The rain appears to have stopped at Indianapolis Motor Speedway for the 91st Indianapolis 500... at least for the moment. On track are a brace of vehicles drying it out, something Indy Racing League officials had previously said will take two hours.
In the meantime, most drivers and cars are headed to the garages, drivers to their own and cars to IRL impound. Still no update from IRL on the race status, but it appears IRL is taking every step possible to get a restart.
At the lap 113 mark, there have been eight leaders and 18 lead changes. Understandably, the majority of frontrunners have been unhappy with the prospects of the race being called at this point.
Pole sitter HELIO CASTRONEVES hasn't had the best luck so far. First he stalled on the pace lap, then he was passed on the first lap for the lead, and then he had a valve refuelling problem in a pit-stop and fell back to 29th place. Castroneves worked his way back up to sixth by the red flag.
The teams have been taking their used tyres back to Firestone and having fresh tyres mounted. All the IRL race tyres are slicks. Firestone doesn't make a rain tyre for IRL because IRL doesn't run in the rain. The rooster tails and spray would seriously decrease visibility.
The only penalty levied in the race so far was a speeding ticket for MILKA DUNO, but it's academic now as she's retired with a damaged car from her crash.
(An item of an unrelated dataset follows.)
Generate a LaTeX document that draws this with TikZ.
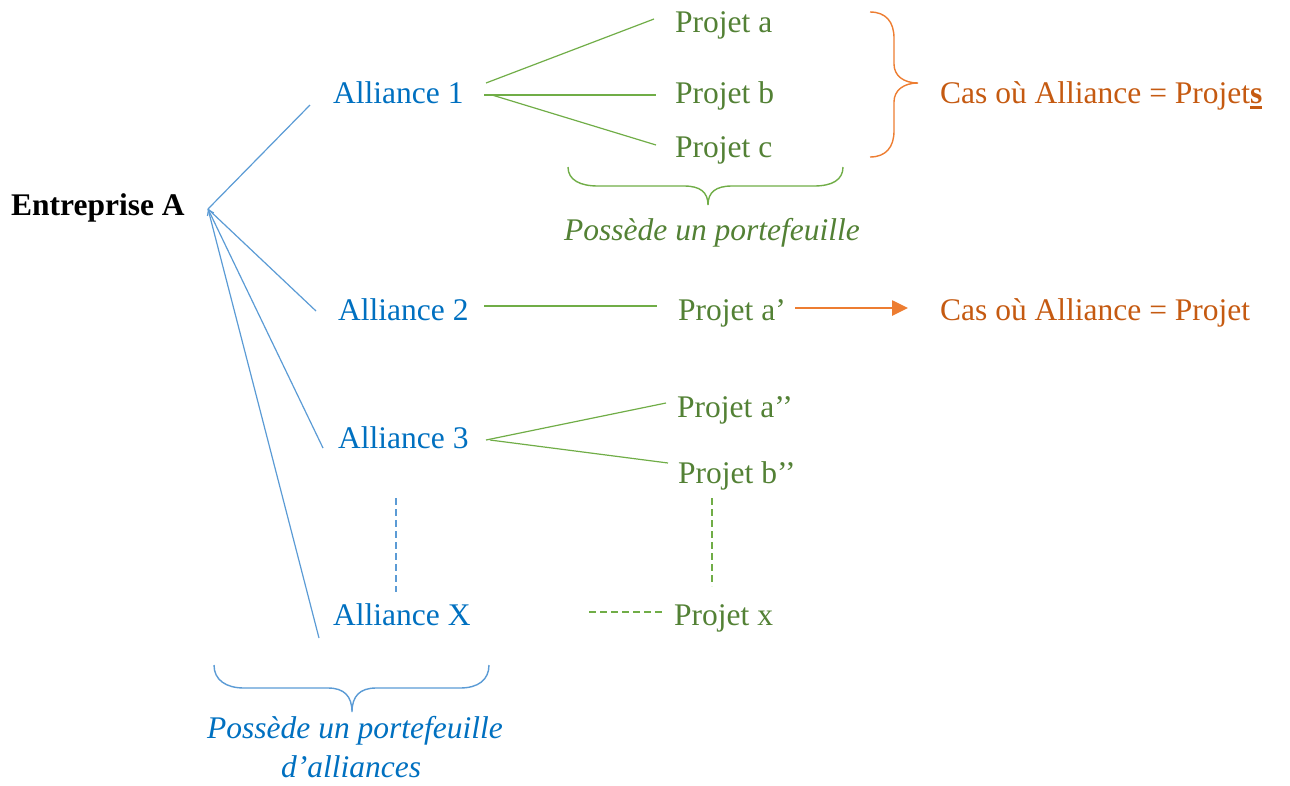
\documentclass[tikz,border=0pt]{standalone}
\usepackage{fontspec}
\setmainfont{Liberation Serif}
\usetikzlibrary{arrows.meta}
\definecolor{bluetext}{HTML}{0070C0}
\definecolor{blueline}{HTML}{5B9BD5}
\definecolor{greentext}{HTML}{538135}
\definecolor{greenline}{HTML}{70AD47}
\definecolor{orangetext}{HTML}{C55A11}
\definecolor{orangeline}{HTML}{ED7D31}
\tikzset{
  lbl/.style={inner sep=0pt, anchor=base west, font=\fontsize{31.5}{37}\selectfont},
  albl/.style={lbl, text=bluetext},
  plbl/.style={lbl, text=greentext},
  olbl/.style={lbl, text=orangetext},
  bline/.style={draw=blueline, line width=1.2pt},
  gline/.style={draw=greenline, line width=1.2pt},
  bdash/.style={draw=blueline, line width=2.2pt, dash pattern=on 7pt off 4pt},
  gdash/.style={draw=greenline, line width=2.2pt, dash pattern=on 7pt off 4pt},
  brace/.style={line width=1.4pt},
}
\begin{document}
\begin{tikzpicture}[x=1pt,y=-1pt]
\useasboundingbox (0,0) rectangle (1290,785);
% nodes
\node[lbl, font=\fontsize{31.5}{37}\selectfont\bfseries] (entA) at (11,215) {Entreprise A};
\node[albl] (al1) at (333,103) {Alliance 1};
\node[albl] (al2) at (338,320) {Alliance 2};
\node[albl] (al3) at (338,448) {Alliance 3};
\node[albl] (alX) at (333,625) {Alliance X};
\node[plbl] (pa) at (675,32) {Projet a};
\node[plbl] (pb) at (675,103) {Projet b};
\node[plbl] (pc) at (675,157) {Projet c};
\node[plbl] (pa1) at (678,320) {Projet a’};
\node[plbl] (pa2) at (677,417) {Projet a’’};
\node[plbl] (pb2) at (678,483) {Projet b’’};
\node[plbl] (px) at (674,625) {Projet x};
\node[olbl] (cas1) at (940,103) {Cas où Alliance = Projet\rlap{\rule[-6pt]{12.3pt}{2.6pt}}\textbf{s}};
\node[olbl] (cas2) at (940,320) {Cas où Alliance = Projet};
\node[plbl, anchor=base, font=\fontsize{31.5}{37}\selectfont\itshape] (port1) at (712,240) {Possède un portefeuille};
\node[albl, anchor=base, font=\fontsize{31.5}{37}\selectfont\itshape] (port2a) at (355,738) {Possède un portefeuille};
\node[albl, anchor=base, font=\fontsize{31.5}{37}\selectfont\itshape] (port2b) at (351,777) {d’alliances};
% connector end points
\coordinate (hub) at (208,209);
\coordinate (e1) at (310,105);
\coordinate (e2) at (316,311);
\coordinate (e3) at (323,448);
\coordinate (eX) at (319,638);
\coordinate (g1) at (486,83);
\coordinate (g1b) at (484,95);
\coordinate (g1c) at (492,95);
\coordinate (ga) at (654,19);
\coordinate (gb) at (656,95);
\coordinate (gc) at (656,145);
\coordinate (g2s) at (484,306);
\coordinate (g2e) at (657,306);
\coordinate (g3a) at (486,440);
\coordinate (g3b) at (490,440);
\coordinate (ga2) at (666,403);
\coordinate (gb2) at (668,463);
\coordinate (bd1) at (396,498);
\coordinate (bd2) at (396,592);
\coordinate (gd1) at (712,498);
\coordinate (gd2) at (712,586);
\coordinate (gh1) at (589,612);
\coordinate (gh2) at (665,612);
\coordinate (arS) at (795,308);
\coordinate (arE) at (908,308);
% blue connectors
\draw[bline] (hub) -- (e1);
\draw[bline] (hub) -- (e2);
\draw[bline, {Straight Barb[length=5pt,width=7pt]}-] (hub) -- (e3);
\draw[bline] (hub) -- (eX);
\draw[bdash] (bd1) -- (bd2);
% green connectors
\draw[gline] (g1) -- (ga);
\draw[gline] (g1b) -- (gb);
\draw[gline] (g1c) -- (gc);
\draw[gline] (g2s) -- (g2e);
\draw[gline] (g3a) -- (ga2);
\draw[gline] (g3b) -- (gb2);
\draw[gdash] (gd1) -- (gd2);
\draw[gdash] (gh1) -- (gh2);
% orange arrow
\draw[draw=orangeline, line width=2.6pt, -{Triangle[length=16pt,width=15pt]}] (arS) -- (arE);
% green brace (bottom of projects)
\draw[greenline, brace] (568,167) .. controls (568,180) and (580,186) .. (598,186)
  -- (684,186) .. controls (700,186) and (708,192) .. (708,205)
  .. controls (708,192) and (716,186) .. (732,186)
  -- (814,186) .. controls (832,186) and (843,180) .. (843,167);
% blue brace (bottom of alliances)
\draw[blueline, brace] (214,665) .. controls (214,680) and (226,688) .. (244,688)
  -- (328,688) .. controls (344,688) and (352,696) .. (352,712)
  .. controls (352,696) and (360,688) .. (376,688)
  -- (460,688) .. controls (478,688) and (489,680) .. (489,665);
% orange brace
\draw[orangeline, brace] (870,12) .. controls (886,12) and (894,22) .. (894,38)
  -- (894,64) .. controls (894,76) and (904,83) .. (918,83)
  .. controls (904,83) and (894,90) .. (894,102)
  -- (894,131) .. controls (894,147) and (886,157) .. (870,157);
\end{tikzpicture}
\end{document}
And to expand on something said earlier about drivers being cleared to drive: it was pointed out to me by an astute reader that in days gone by, drivers were allowed to have relief drivers. So any driver cleared to drive without a car could theoretically be available to fill in for another driver in case someone gets a case of heat stroke, fatigue, or whatever. One such whatever could be relieving a driver who has to be somewhere else. There are no drivers 'doing the double' this weekend but, theoretically, if a NASCAR driver had started the Indy 500 and had to leave at the red flag to fly back to Charlotte for the 5:30 pm ET start of the Coca-Cola 600 NASCAR Nextel Cup race, one of the cleared drivers - such as JOHN ANDRETTI, who was the first driver to 'do the double' - could complete the race for the NASCAR driver. The starting driver would be credited with the points, finish, etc.